Portugal e Marrocos entraram em campo na manhã de 4 de agosto de 1578. O exército português vinha avançando pelo território inimigo, na direção da cidade de Larache, onde esperava receber reforços entre dissidentes marroquinos. Quilômetros antes, em Alcácer Quibir, encontraram as tropas adversárias bem posicionadas e em maioria.

O comandante, o sultão Mulei Moluco, havia disposto seus homens em formato de meia lua, como os turcos otomanos costumavam se posicionar. Por volta de 10 horas, debaixo de um sol inclemente que vinha castigando os europeus por dias, os invasores sofreram os primeiros ataques.“Três disparos da artilharia inimiga fazem estremecer os soldados de D. Sebastião”, relata Suzana Lima no livro As batalhas que fizeram Portugal. “Entreolham-se incrédulos. Muitos não acreditavam que o inimigo possuísse armamento moderno. A atrapalhação é tanta, que não conseguem colocar a artilharia em posição de ataque e as 36 peças ali presentes não produzem o efeito desejado na batalha.”

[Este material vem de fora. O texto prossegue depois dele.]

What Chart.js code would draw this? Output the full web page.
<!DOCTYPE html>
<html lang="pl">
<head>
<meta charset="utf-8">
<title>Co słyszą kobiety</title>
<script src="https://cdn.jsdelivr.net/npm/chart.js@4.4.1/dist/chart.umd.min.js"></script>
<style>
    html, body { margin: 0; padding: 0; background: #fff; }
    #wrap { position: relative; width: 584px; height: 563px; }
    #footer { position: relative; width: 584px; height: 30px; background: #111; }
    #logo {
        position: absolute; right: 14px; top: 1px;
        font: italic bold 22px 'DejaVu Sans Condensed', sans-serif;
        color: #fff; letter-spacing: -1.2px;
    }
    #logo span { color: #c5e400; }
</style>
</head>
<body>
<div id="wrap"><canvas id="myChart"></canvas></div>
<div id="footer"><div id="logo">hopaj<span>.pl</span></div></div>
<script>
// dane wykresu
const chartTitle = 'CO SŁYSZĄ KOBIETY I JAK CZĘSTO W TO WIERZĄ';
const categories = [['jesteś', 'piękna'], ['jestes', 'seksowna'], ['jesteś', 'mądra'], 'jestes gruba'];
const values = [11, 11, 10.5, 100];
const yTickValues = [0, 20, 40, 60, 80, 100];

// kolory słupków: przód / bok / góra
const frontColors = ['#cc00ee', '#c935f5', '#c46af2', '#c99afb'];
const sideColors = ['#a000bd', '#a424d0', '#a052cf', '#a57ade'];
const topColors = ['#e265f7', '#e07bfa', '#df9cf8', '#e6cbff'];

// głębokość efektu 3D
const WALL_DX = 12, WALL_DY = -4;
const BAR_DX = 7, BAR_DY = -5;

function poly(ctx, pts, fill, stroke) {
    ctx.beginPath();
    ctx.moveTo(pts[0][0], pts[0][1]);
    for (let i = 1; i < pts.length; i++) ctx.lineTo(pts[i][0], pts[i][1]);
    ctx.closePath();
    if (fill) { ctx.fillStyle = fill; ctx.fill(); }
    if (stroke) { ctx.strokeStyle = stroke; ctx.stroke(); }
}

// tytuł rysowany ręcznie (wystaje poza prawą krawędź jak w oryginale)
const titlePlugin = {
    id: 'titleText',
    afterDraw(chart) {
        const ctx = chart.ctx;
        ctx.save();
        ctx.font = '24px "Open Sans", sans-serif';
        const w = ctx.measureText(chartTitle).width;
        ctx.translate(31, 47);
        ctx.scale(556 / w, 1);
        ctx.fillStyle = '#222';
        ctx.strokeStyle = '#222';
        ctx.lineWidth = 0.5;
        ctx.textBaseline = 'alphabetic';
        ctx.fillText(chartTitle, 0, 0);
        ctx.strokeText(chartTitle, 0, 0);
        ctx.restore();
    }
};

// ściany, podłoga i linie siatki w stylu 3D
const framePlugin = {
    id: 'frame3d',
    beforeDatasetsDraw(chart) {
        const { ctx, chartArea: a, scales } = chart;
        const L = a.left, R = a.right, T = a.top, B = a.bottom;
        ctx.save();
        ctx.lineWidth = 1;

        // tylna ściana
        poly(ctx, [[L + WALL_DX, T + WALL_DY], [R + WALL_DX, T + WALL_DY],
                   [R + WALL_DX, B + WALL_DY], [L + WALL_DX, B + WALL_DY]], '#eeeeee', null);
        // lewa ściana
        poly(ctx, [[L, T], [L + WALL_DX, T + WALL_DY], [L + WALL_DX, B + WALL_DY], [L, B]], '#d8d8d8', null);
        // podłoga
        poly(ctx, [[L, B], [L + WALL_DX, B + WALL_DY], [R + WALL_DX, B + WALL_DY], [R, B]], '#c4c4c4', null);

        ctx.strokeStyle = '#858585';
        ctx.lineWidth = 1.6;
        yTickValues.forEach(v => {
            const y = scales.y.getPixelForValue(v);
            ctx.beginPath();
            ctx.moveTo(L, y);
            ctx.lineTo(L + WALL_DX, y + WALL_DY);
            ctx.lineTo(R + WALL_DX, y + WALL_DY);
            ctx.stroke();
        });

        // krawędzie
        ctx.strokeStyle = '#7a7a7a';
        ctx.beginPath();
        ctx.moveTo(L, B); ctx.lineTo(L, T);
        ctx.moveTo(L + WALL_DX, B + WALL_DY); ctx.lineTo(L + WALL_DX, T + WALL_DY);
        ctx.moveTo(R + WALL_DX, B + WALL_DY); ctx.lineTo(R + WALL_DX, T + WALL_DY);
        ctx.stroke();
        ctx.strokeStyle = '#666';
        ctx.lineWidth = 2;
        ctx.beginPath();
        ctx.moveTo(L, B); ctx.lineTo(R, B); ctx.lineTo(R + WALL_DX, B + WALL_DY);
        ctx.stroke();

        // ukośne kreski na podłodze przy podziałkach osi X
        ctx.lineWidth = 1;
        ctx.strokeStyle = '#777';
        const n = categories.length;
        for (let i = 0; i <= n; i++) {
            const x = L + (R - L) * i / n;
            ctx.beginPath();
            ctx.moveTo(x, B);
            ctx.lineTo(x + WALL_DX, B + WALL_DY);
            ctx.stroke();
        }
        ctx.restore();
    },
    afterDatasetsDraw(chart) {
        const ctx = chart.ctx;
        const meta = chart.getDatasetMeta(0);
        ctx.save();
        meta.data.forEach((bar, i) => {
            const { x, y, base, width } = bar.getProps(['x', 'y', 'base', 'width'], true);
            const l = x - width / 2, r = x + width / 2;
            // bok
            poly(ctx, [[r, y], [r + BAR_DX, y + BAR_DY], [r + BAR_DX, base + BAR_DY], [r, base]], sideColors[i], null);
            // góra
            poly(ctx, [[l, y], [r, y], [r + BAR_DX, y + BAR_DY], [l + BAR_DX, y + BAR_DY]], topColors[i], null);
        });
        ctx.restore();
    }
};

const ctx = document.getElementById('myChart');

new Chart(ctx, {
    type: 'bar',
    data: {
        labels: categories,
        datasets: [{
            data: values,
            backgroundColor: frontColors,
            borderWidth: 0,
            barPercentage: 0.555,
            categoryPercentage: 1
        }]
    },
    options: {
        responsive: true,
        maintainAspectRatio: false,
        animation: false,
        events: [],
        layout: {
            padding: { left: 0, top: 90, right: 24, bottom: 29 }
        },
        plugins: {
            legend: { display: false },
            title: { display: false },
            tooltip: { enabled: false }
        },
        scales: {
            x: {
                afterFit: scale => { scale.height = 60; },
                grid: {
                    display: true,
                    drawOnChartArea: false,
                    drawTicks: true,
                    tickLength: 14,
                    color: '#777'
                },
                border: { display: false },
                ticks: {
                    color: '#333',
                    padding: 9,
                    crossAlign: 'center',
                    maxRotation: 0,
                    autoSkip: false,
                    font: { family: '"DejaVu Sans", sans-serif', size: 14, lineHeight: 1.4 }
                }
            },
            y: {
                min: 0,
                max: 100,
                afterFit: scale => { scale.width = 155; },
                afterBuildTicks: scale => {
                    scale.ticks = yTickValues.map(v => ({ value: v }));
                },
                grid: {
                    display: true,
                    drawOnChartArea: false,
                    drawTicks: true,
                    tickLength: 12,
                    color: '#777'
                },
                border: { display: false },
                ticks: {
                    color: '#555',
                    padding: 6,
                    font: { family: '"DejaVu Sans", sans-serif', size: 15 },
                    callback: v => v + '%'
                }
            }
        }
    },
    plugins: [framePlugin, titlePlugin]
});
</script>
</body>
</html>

“Na ala direita, 1.000 escopeteiros (armados com uma espécie de espingarda) a cavalo e 10.000 cavaleiros, comandados por Mulei Ahmed; na esquerda, Mohammed Zarco e mais 2.000 escopeteiros, que podem combater a pé ou a cavalo, e 10.000 lanceiros”, descreve a pesquisadora. “Ao centro, 9.000 homens repartidos entre a vanguarda e a retaguarda da infantaria. É aqui que se encontra Abd al-Malik, estendido numa liteira e protegido pela sua guarda pessoal. Os mais de 15.000 cavaleiros das tribos árabes encontram-se em redor da infantaria.”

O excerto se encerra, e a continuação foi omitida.